In one historical film I watched, a character mounted his horse in Mystic Seaport, CT and rode off down the main street in Williamsburg.

This is beyond the “You can’t get there by taking a left on Route One” issues I have with anything set in Connecticut. (Btw, despite what you see in movies, very few people in Connecticut run a charming bed and breakfast or live in mansions.)

And they both have llamas!

I live in North Carolina and I can attest that the geography in the book is accurate. I can’t tell you about the movie because I haven’t seen it.

It’s subtle, because The Matrix never says in which city it’s set. However, characters mention street names like “Wacker” and “Halstead” and “Van Buren”, which strongly suggests the city is Chicago. All fine, except there are shots of characters running up hilly streets. Chicago isn’t “my” city, but I lived there long enough to know that the downtown area is as flat as a pancake.
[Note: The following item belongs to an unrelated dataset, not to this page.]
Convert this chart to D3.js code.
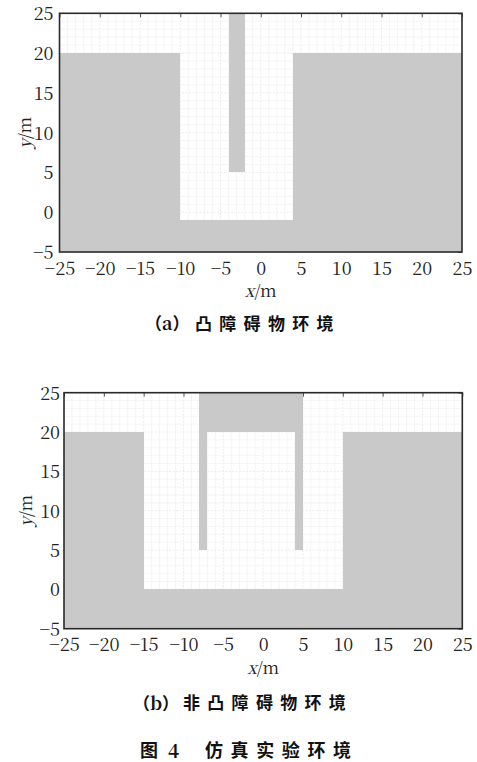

A writer for the Island Free Press, a newspaper in the North Carolina Outer Banks commented on a scene in Nights in Rodanthe where Diane Lane is surprised by wild horses running through the town. The writer noted that any resident of Rodanthe would be shocked to see wild horses; the only place Banker ponies roam free is the town of Corolla, some 60 miles north of Rodanthe.

You betcha!

The machines don’t know that. :wink:
I don’t live in Philadelphia but this is not even subtle.
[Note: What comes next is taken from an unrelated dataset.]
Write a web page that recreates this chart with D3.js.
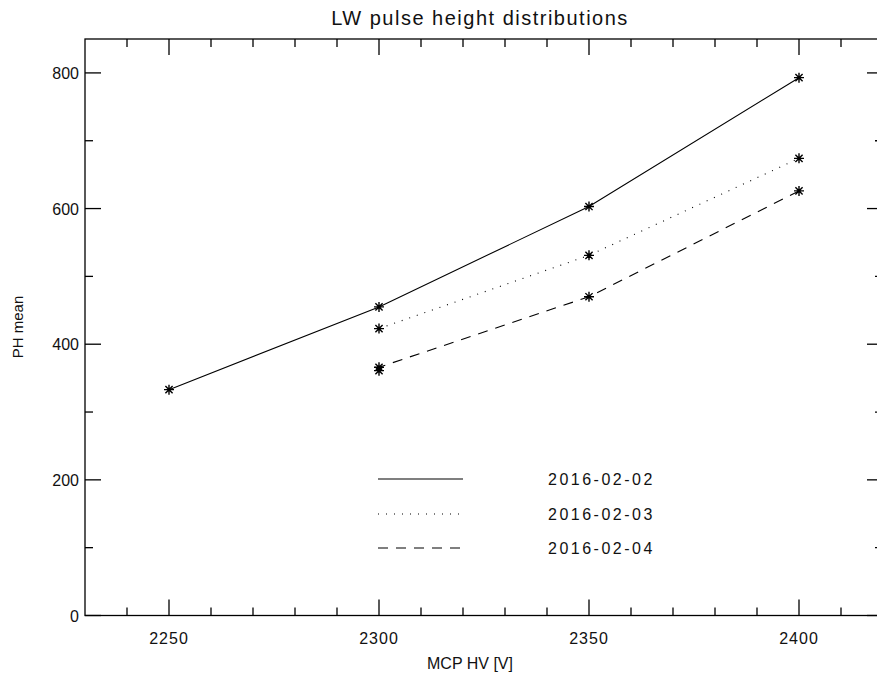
<!DOCTYPE html>
<html><head><meta charset="utf-8">
<script src="https://cdn.jsdelivr.net/npm/d3@7"></script>
<style>
html,body{margin:0;padding:0;background:#fff;}
text{font-family:"Liberation Sans","DejaVu Sans",sans-serif;fill:#111;}
</style></head>
<body><svg id="c" width="877" height="679"></svg>
<script>
const title = "LW pulse height distributions";
const xLabel = "MCP HV [V]";
const yLabel = "PH mean";
const seriesNames = ["2016-02-02", "2016-02-03", "2016-02-04"];
const seriesDash = ["", "1,7", "10,8"];
const hv1 = [2250, 2300, 2350, 2400];
const ph1 = [333, 455, 603, 793];
const hv2 = [2300, 2350, 2400];
const ph2 = [423, 531, 674];
const hv3 = [2300, 2300, 2350, 2400];
const ph3 = [361, 366, 470, 626];
const xMajor = [2250, 2300, 2350, 2400];
const yMajor = [0, 200, 400, 600, 800];

const svg = d3.select("#c");
const L = 85, T = 39, R = 883, B = 615.5;
const x = d3.scaleLinear().domain([2230, 2420]).range([L, R]);
const y = d3.scaleLinear().domain([0, 850]).range([B, T]);

const g = svg.append("g");
g.append("rect").attr("x", L).attr("y", T).attr("width", R - L).attr("height", B - T)
  .attr("fill", "none").attr("stroke", "#000").attr("stroke-width", 1.3);

const xMinor = d3.range(2240, 2420, 10).filter(v => !xMajor.includes(v));
const yMinor = d3.range(100, 850, 200);
const majLen = 16, minLen = 8;
xMajor.concat(xMinor).forEach(v => {
  const len = xMajor.includes(v) ? majLen : minLen;
  g.append("line").attr("x1", x(v)).attr("x2", x(v)).attr("y1", B).attr("y2", B - len).attr("stroke", "#000").attr("stroke-width", 1.3);
  g.append("line").attr("x1", x(v)).attr("x2", x(v)).attr("y1", T).attr("y2", T + len).attr("stroke", "#000").attr("stroke-width", 1.3);
});
yMajor.concat(yMinor).forEach(v => {
  const len = yMajor.includes(v) ? majLen : minLen;
  g.append("line").attr("y1", y(v)).attr("y2", y(v)).attr("x1", L).attr("x2", L + len).attr("stroke", "#000").attr("stroke-width", 1.3);
  g.append("line").attr("y1", y(v)).attr("y2", y(v)).attr("x1", R).attr("x2", R - len).attr("stroke", "#000").attr("stroke-width", 1.3);
});
xMajor.forEach(v => {
  g.append("text").attr("x", x(v)).attr("y", B + 28).attr("text-anchor", "middle")
    .attr("font-size", 16).attr("letter-spacing", 1).text(v);
});
yMajor.forEach(v => {
  g.append("text").attr("x", L - 6).attr("y", y(v) + 6).attr("text-anchor", "end")
    .attr("font-size", 16).text(v);
});
svg.append("text").attr("x", 480).attr("y", 25).attr("text-anchor", "middle").attr("font-size", 20)
  .attr("letter-spacing", 1.5).text(title);
svg.append("text").attr("x", 470).attr("y", 669).attr("text-anchor", "middle").attr("font-size", 16).text(xLabel);
svg.append("text").attr("transform", "translate(23,327) rotate(-90)").attr("text-anchor", "middle").attr("font-size", 15).text(yLabel);

const series = [[hv1, ph1], [hv2, ph2], [hv3, ph3]];
const line = d3.line().x(d => x(d[0])).y(d => y(d[1]));
function star(sel, cx, cy) {
  const r = 5, d = 3.6;
  const p = `M${cx - r},${cy}L${cx + r},${cy}M${cx},${cy - r}L${cx},${cy + r}M${cx - d},${cy - d}L${cx + d},${cy + d}M${cx - d},${cy + d}L${cx + d},${cy - d}`;
  sel.append("path").attr("d", p).attr("stroke", "#000").attr("stroke-width", 1.4).attr("fill", "none");
}
series.forEach((s, i) => {
  const pts = s[0].map((v, k) => [v, s[1][k]]);
  g.append("path").attr("d", line(pts)).attr("fill", "none").attr("stroke", "#000")
    .attr("stroke-width", 1.1).attr("stroke-dasharray", seriesDash[i] || null);
  pts.forEach(p => star(g, x(p[0]), y(p[1])));
});
const legY = [479, 514, 548];
seriesNames.forEach((n, i) => {
  g.append("line").attr("x1", 378).attr("x2", 463).attr("y1", legY[i]).attr("y2", legY[i])
    .attr("stroke", "#000").attr("stroke-width", 1.2).attr("stroke-dasharray", seriesDash[i] || null);
  g.append("text").attr("x", 548).attr("y", legY[i] + 6).attr("font-size", 16)
    .attr("letter-spacing", 2.5).text(n);
});
</script></body></html>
I lived and worked in Long Beach, CA for about 20 years and watching Nicolas Cage’s Gone in 60 Seconds is a weird time/space distortion trip. The Delorian in Back to the Future has nothing on Nick’s Shelby Mustang. It leaves the parking garage of a landmark building downtown and enters a street five miles away. It jumps the LA river and somehow ends up landing on the other side of the Port of Los Angeles in San Pedro. In the hundreds of cuts edited together to create that chase scene, I don’t think a single one was shot within ten blocks of the one that precedes or follows it.

Lodge 49 was a fun show also located in Long Beach, but all of the “local” surf spots (there are literally none in Long Beach) look like someplace in Malibu or Palos Verde.

The opening shot of The Bedroom Window – filmed in Baltimore – is of the George Washington statue in Mount Vernon. It’s facing the wrong way. And it’s not the real statue! The rest of the movie is chock-a-block with geographic mistakes.

I remember when the film was out I heard that exact compliant from some Minnesotans at a national convention held up there. Hilariously those complaints were voiced exactly like Marge Gunderson. You guys just don’t know you sound like that.